## Dataset section:
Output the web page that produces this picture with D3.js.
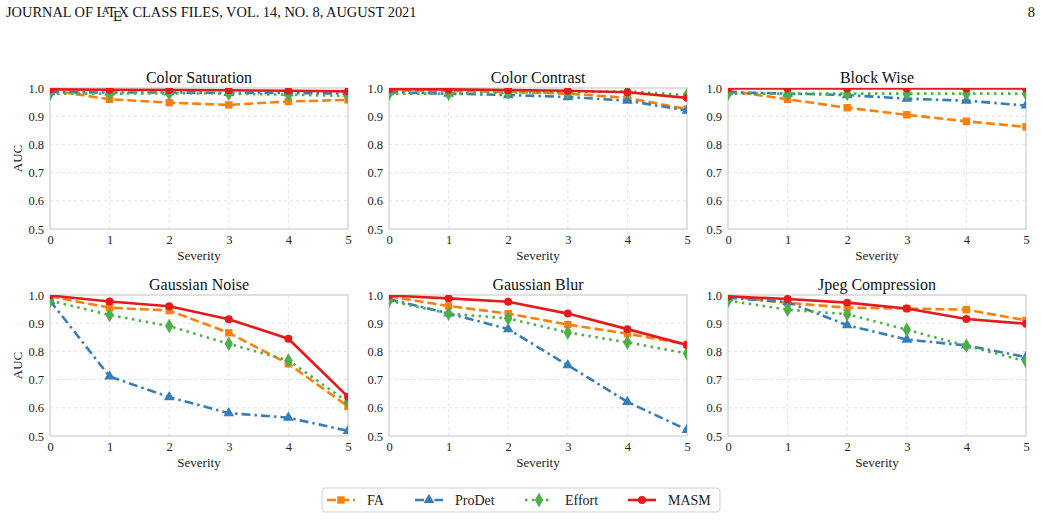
<!DOCTYPE html>
<html>
<head>
<meta charset="utf-8">
<script src="https://cdn.jsdelivr.net/npm/d3@7"></script>
<style>
  body { margin: 0; background: #fff; }
  svg { font-family: "Liberation Serif", "DejaVu Serif", serif; }
</style>
</head>
<body>
<svg id="chart" width="1041" height="520"></svg>
<script>
// severity levels and tick labels
const severity = [0, 1, 2, 3, 4, 5]
const yTicks = [0.5, 0.6, 0.7, 0.8, 0.9, 1.0]

const methods = ['FA', 'ProDet', 'Effort', 'MASM']
const panelTitles = ['Color Saturation', 'Color Contrast', 'Block Wise',
  'Gaussian Noise', 'Gaussian Blur', 'Jpeg Compression']

// AUC per panel, one row per method (FA, ProDet, Effort, MASM)
const colorSaturation = [
  [0.992, 0.960, 0.948, 0.940, 0.952, 0.958],
  [0.985, 0.984, 0.984, 0.983, 0.982, 0.980],
  [0.980, 0.980, 0.981, 0.980, 0.976, 0.972],
  [0.995, 0.994, 0.993, 0.992, 0.990, 0.988]
]
const colorContrast = [
  [0.992, 0.990, 0.986, 0.980, 0.965, 0.925],
  [0.985, 0.980, 0.975, 0.968, 0.955, 0.920],
  [0.980, 0.980, 0.984, 0.985, 0.988, 0.975],
  [0.996, 0.995, 0.993, 0.990, 0.985, 0.965]
]
const blockWise = [
  [0.990, 0.960, 0.930, 0.905, 0.882, 0.862],
  [0.985, 0.980, 0.975, 0.962, 0.955, 0.938],
  [0.980, 0.980, 0.980, 0.980, 0.980, 0.980],
  [0.998, 0.998, 0.998, 0.998, 0.998, 0.998]
]
const gaussianNoise = [
  [0.995, 0.955, 0.945, 0.866, 0.756, 0.605],
  [0.980, 0.711, 0.638, 0.581, 0.565, 0.518],
  [0.980, 0.929, 0.890, 0.827, 0.768, 0.620],
  [0.998, 0.977, 0.960, 0.914, 0.845, 0.639]
]
const gaussianBlur = [
  [0.995, 0.961, 0.934, 0.895, 0.863, 0.825],
  [0.985, 0.935, 0.879, 0.751, 0.621, 0.522],
  [0.980, 0.934, 0.917, 0.867, 0.832, 0.793],
  [0.998, 0.988, 0.976, 0.934, 0.879, 0.823]
]
const jpegCompression = [
  [0.995, 0.972, 0.955, 0.952, 0.948, 0.910],
  [0.990, 0.975, 0.893, 0.842, 0.821, 0.780],
  [0.980, 0.948, 0.932, 0.877, 0.820, 0.765],
  [0.995, 0.986, 0.973, 0.952, 0.915, 0.898]
]
const panelData = [colorSaturation, colorContrast, blockWise,
  gaussianNoise, gaussianBlur, jpegCompression]

// styles
const colors = ['#ff7f0e', '#377eb8', '#4daf4a', '#e41a1c']
const dashes = ['9,4', '9,4,2.5,4', '2.5,4.5', null]
const symbols = [d3.symbolSquare, d3.symbolTriangle, d3.symbolDiamond, d3.symbolCircle]
const symbolSizes = [55, 50, 62, 50]

const colLeft = [50, 389, 728]
const rowTop = [88, 295]
const plotW = 298
const plotH = 141

const svg = d3.select('#chart')

// page header (LaTeX logo built from separate glyphs)
const header = svg.append('g').attr('font-size', 14.4).attr('fill', '#111')
const h1 = header.append('text').attr('x', 6).attr('y', 17).text('JOURNAL OF L')
const h1End = 6 + h1.node().getComputedTextLength()
header.append('text').attr('x', h1End - 3.5).attr('y', 13.5).attr('font-size', 10).text('A')
header.append('text').attr('x', h1End + 1.5).attr('y', 17).text('T')
header.append('text').attr('x', h1End + 7.5).attr('y', 20.5).text('E')
header.append('text').attr('x', h1End + 13).attr('y', 17).text('X CLASS FILES, VOL. 14, NO. 8, AUGUST 2021')
header.append('text')
  .attr('x', 1035).attr('y', 17)
  .attr('text-anchor', 'end')
  .text('8')

const x = d3.scaleLinear().domain([0, 5]).range([0, plotW])
const y = d3.scaleLinear().domain([0.5, 1.0]).range([plotH, 0])

panelData.forEach(function (data, i) {
  const col = i % 3
  const row = Math.floor(i / 3)
  const g = svg.append('g')
    .attr('transform', `translate(${colLeft[col]},${rowTop[row]})`)

  // grid
  g.append('g').selectAll('line.gx')
    .data(severity.slice(1, -1))
    .enter().append('line')
    .attr('x1', d => x(d)).attr('x2', d => x(d))
    .attr('y1', 0).attr('y2', plotH)
    .attr('stroke', '#dcdcdc').attr('stroke-dasharray', '3,3').attr('stroke-width', 0.8)
  g.append('g').selectAll('line.gy')
    .data(yTicks.slice(1, -1))
    .enter().append('line')
    .attr('y1', d => y(d)).attr('y2', d => y(d))
    .attr('x1', 0).attr('x2', plotW)
    .attr('stroke', '#dcdcdc').attr('stroke-dasharray', '3,3').attr('stroke-width', 0.8)

  // axes (no tick marks)
  const xAxis = g.append('g')
    .attr('transform', `translate(0,${plotH})`)
    .call(d3.axisBottom(x).tickValues(severity).tickSize(0).tickPadding(6).tickFormat(d3.format('d')))
  const yAxis = g.append('g')
    .call(d3.axisLeft(y).tickValues(yTicks).tickSize(0).tickPadding(6).tickFormat(d3.format('.1f')))
  ;[xAxis, yAxis].forEach(a => {
    a.select('.domain').remove()
    a.selectAll('text').attr('font-size', 12.5).attr('font-family', 'Liberation Serif').attr('fill', '#222')
  })

  // frame
  g.append('rect')
    .attr('width', plotW).attr('height', plotH)
    .attr('fill', 'none').attr('stroke', '#cccccc').attr('stroke-width', 1.2)

  // clip
  const clipId = 'clip' + i
  g.append('clipPath').attr('id', clipId)
    .append('rect').attr('width', plotW).attr('height', plotH)

  const plot = g.append('g').attr('clip-path', `url(#${clipId})`)
  const line = d3.line().x((d, k) => x(severity[k])).y(d => y(d))

  data.forEach(function (vals, m) {
    plot.append('path')
      .datum(vals)
      .attr('d', line)
      .attr('fill', 'none')
      .attr('stroke', colors[m])
      .attr('stroke-width', 2.6)
      .attr('stroke-dasharray', dashes[m])
    plot.selectAll('path.mk' + m)
      .data(vals)
      .enter().append('path')
      .attr('class', 'mk' + m)
      .attr('transform', (d, k) => `translate(${x(severity[k])},${y(d)})`)
      .attr('d', d3.symbol().type(symbols[m]).size(symbolSizes[m]))
      .attr('fill', colors[m])
  })

  // title and labels
  g.append('text')
    .attr('x', plotW / 2).attr('y', -5)
    .attr('text-anchor', 'middle')
    .attr('font-size', 16)
    .attr('fill', '#111')
    .text(panelTitles[i])
  g.append('text')
    .attr('x', plotW / 2).attr('y', plotH + 31)
    .attr('text-anchor', 'middle')
    .attr('font-size', 13)
    .attr('fill', '#222')
    .text('Severity')
  if (col === 0) {
    g.append('text')
      .attr('transform', `translate(-28,${plotH / 2}) rotate(-90)`)
      .attr('text-anchor', 'middle')
      .attr('font-size', 13)
      .attr('fill', '#222')
      .text('AUC')
  }
})

// legend
const legend = svg.append('g').attr('transform', 'translate(322,488)')
legend.append('rect')
  .attr('width', 398).attr('height', 24).attr('rx', 3)
  .attr('fill', '#fff').attr('stroke', '#d0d0d0')
const legendX = [5, 93, 203, 306]
methods.forEach(function (name, m) {
  const item = legend.append('g').attr('transform', `translate(${legendX[m]},12)`)
  item.append('line')
    .attr('x1', 0).attr('x2', 28)
    .attr('stroke', colors[m]).attr('stroke-width', 2.6)
    .attr('stroke-dasharray', dashes[m])
  item.append('path')
    .attr('transform', 'translate(14,0)')
    .attr('d', d3.symbol().type(symbols[m]).size(symbolSizes[m]))
    .attr('fill', colors[m])
  item.append('text')
    .attr('x', 40).attr('y', 4.5)
    .attr('font-size', 14)
    .attr('fill', '#222')
    .text(name)
})
</script>
</body>
</html>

## Short task:
Starting at the top of the listing above, reproduce each line up to and including the one with "gaussianNoise, gaussianBlur, jpegCompression]"; omit the pictures.

## Task response:
Output the web page that produces this picture with D3.js.
<!DOCTYPE html>
<html>
<head>
<meta charset="utf-8">
<script src="https://cdn.jsdelivr.net/npm/d3@7"></script>
<style>
  body { margin: 0; background: #fff; }
  svg { font-family: "Liberation Serif", "DejaVu Serif", serif; }
</style>
</head>
<body>
<svg id="chart" width="1041" height="520"></svg>
<script>
// severity levels and tick labels
const severity = [0, 1, 2, 3, 4, 5]
const yTicks = [0.5, 0.6, 0.7, 0.8, 0.9, 1.0]

const methods = ['FA', 'ProDet', 'Effort', 'MASM']
const panelTitles = ['Color Saturation', 'Color Contrast', 'Block Wise',
  'Gaussian Noise', 'Gaussian Blur', 'Jpeg Compression']

// AUC per panel, one row per method (FA, ProDet, Effort, MASM)
const colorSaturation = [
  [0.992, 0.960, 0.948, 0.940, 0.952, 0.958],
  [0.985, 0.984, 0.984, 0.983, 0.982, 0.980],
  [0.980, 0.980, 0.981, 0.980, 0.976, 0.972],
  [0.995, 0.994, 0.993, 0.992, 0.990, 0.988]
]
const colorContrast = [
  [0.992, 0.990, 0.986, 0.980, 0.965, 0.925],
  [0.985, 0.980, 0.975, 0.968, 0.955, 0.920],
  [0.980, 0.980, 0.984, 0.985, 0.988, 0.975],
  [0.996, 0.995, 0.993, 0.990, 0.985, 0.965]
]
const blockWise = [
  [0.990, 0.960, 0.930, 0.905, 0.882, 0.862],
  [0.985, 0.980, 0.975, 0.962, 0.955, 0.938],
  [0.980, 0.980, 0.980, 0.980, 0.980, 0.980],
  [0.998, 0.998, 0.998, 0.998, 0.998, 0.998]
]
const gaussianNoise = [
  [0.995, 0.955, 0.945, 0.866, 0.756, 0.605],
  [0.980, 0.711, 0.638, 0.581, 0.565, 0.518],
  [0.980, 0.929, 0.890, 0.827, 0.768, 0.620],
  [0.998, 0.977, 0.960, 0.914, 0.845, 0.639]
]
const gaussianBlur = [
  [0.995, 0.961, 0.934, 0.895, 0.863, 0.825],
  [0.985, 0.935, 0.879, 0.751, 0.621, 0.522],
  [0.980, 0.934, 0.917, 0.867, 0.832, 0.793],
  [0.998, 0.988, 0.976, 0.934, 0.879, 0.823]
]
const jpegCompression = [
  [0.995, 0.972, 0.955, 0.952, 0.948, 0.910],
  [0.990, 0.975, 0.893, 0.842, 0.821, 0.780],
  [0.980, 0.948, 0.932, 0.877, 0.820, 0.765],
  [0.995, 0.986, 0.973, 0.952, 0.915, 0.898]
]
const panelData = [colorSaturation, colorContrast, blockWise,
  gaussianNoise, gaussianBlur, jpegCompression]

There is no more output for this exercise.